Appellant Washington in his brief alleges that he was prejudiced by the introduction of his prior record before the jury, but such introduction does not appear in the record. Appellant Washington also urges that the district attorney commented on appellant's failure to take the stand; a reading of the record fails to show any such reference.
The judgments are affirmed as to each of the defendants insofar as the finding of guilty of first degree robbery is concerned. The allegation contained in the abstracts of judgment before this court to the effect that each was armed with a deadly weapon at the time of the commission of the offense is stricken. The judgment against appellant Washington is reversed insofar as it adjudicates appellant Washington to be an habitual criminal, and the cause is remanded to the trial court for redetermination of appellant Washington's status as an habitual criminal and resentencing in accordance with this opinion.

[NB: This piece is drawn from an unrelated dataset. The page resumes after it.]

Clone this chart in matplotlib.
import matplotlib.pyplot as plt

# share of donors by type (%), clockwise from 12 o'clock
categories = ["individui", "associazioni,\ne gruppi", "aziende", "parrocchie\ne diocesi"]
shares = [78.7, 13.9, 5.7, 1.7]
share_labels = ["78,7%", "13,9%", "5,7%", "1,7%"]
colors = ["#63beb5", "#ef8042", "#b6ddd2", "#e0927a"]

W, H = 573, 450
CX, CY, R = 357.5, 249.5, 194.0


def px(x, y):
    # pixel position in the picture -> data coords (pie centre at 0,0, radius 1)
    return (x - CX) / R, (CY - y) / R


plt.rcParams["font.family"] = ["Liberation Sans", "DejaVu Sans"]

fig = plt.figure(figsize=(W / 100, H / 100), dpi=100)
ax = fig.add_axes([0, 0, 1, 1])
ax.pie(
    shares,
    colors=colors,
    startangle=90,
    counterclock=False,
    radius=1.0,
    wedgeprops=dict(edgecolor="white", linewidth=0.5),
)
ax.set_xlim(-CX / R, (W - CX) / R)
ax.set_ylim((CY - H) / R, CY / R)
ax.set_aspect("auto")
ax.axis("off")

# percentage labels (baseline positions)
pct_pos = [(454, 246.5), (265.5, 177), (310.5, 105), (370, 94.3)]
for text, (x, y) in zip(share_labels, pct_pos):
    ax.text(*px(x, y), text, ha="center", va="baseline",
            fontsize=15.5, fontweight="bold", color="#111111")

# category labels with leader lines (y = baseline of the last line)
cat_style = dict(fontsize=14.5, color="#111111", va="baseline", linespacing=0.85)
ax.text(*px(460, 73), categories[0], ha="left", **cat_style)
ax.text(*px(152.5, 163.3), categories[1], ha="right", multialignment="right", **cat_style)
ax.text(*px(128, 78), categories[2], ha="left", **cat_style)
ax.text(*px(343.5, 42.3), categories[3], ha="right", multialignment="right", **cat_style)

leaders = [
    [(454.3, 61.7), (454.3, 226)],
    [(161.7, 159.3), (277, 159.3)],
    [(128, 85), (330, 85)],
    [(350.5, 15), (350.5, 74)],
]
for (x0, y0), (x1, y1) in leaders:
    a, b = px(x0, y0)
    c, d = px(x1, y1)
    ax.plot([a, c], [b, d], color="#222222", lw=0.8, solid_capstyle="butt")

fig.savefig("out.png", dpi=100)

1. ‘The words ‘deadly weapon’ as used in this section are hereby defined to include any instrument or weapon of the kind commonly known as a blackjack, slung shot, billy, sandclub, sandbag, metal knuckles, any dirk, dagger, pistol, revolver, or any other firearm, any knife having a blade longer than five inches, any razor with an unguarded blade and any metal pipe or bar used or intended to be used as a club.' (Pen.Code, s 3024, subd. (f).)
McMURRAY, Justice pro tem.* FN* Assigned by the Chairman of the Judicial Council.
CONLEY, P.J., and STONE, J., concur.